Vincent frequently exhorted the confreres to bear with the inherent problems of having so many people in the house and to have a high regard for the retreat ministry. He felt obliged to motivate the Missionaries in order to assure the continuation of this ministry.
Vincent’s zeal is revealed once again as he began this new ministry of retreats that were open to everyone. The retreatants approached the houses of the Congregation in search of a higher good: salvation. For Vincent this motivation, this search for salvation, was decisive. Despite the financial difficulties he moved forward with courage and perseverance and his enthusiasm proved to be contagious as other Missionaries became involved in this ministry.
Once again we have recourse to the various testimonies that reveal Vincent’s incredible spirit and his passionate concern for a ministry that he believed in ex toto corde.
God has called us for this: The Company began without this intention and with no thought of having these retreats; nevertheless, it crept in imperceptibly … according to Saint Augustine, practices whose authors are unknown come from the Apostles and consequently, from God. The same is true for this retreat ministry, for it has no author --- God is the author (CCD:XI:142-143).

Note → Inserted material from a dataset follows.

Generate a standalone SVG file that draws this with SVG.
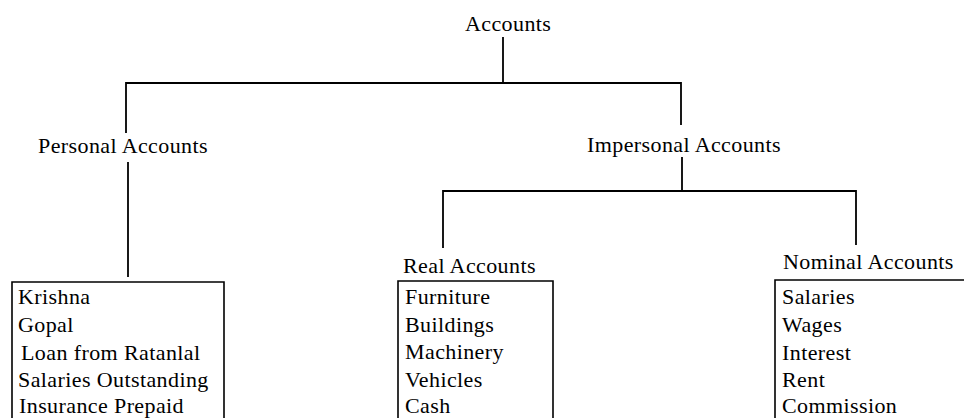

Saint-Lazare is the theater of mercy: Let us thank God a million times, my dear confreres, for having been pleased to choose the Saint-Lazare house to be a theater of his mercies (CCD:XI:14).
Many come here: How highly we must esteem the grace God grants us of bringing to us so many persons in order to help them work out their salvation! There are even many soldiers who come here, and one of them said to me a short time ago, “Monsieur, I will soon have to go into certain situations, and I want to put myself in a good state beforehand” … By the grace of God, we now have in this house a good number of persons on retreat (CCD:XI:12).
The laity are received in this house: Others come from ten, twenty, or fifty leagues away for this purpose, not only to recollect here and to make a general confession but to decide on a choice of life in the world and to take the means of saving themselves in it (CCD:XI:13).
Clergy from everywhere come here: We also see a number of pastors and other clergy who come here from everywhere to set themselves aright in their vocation and to advance in the spiritual life (CCD:XI:13).
We are willing to receive all these individuals in a charitable manner: All of them come without having to worry about bringing any money with them, knowing that they will be well received without it. Speaking of that, someone was telling me lately that, for those who do not have any, it was a great consolation to know that there was a place in Paris that was always ready to take them in through charity, whenever they presented themselves with a genuine intention to put themselves on better terms with God (CCD:XI:13). It is true that this is a great expense, but the money cannot be put to any better use, and, if the house goes into debt, God will know how to get us out of it, as we have good reason to hope from his Providence and his infinite goodness (CCD:XII:385-386).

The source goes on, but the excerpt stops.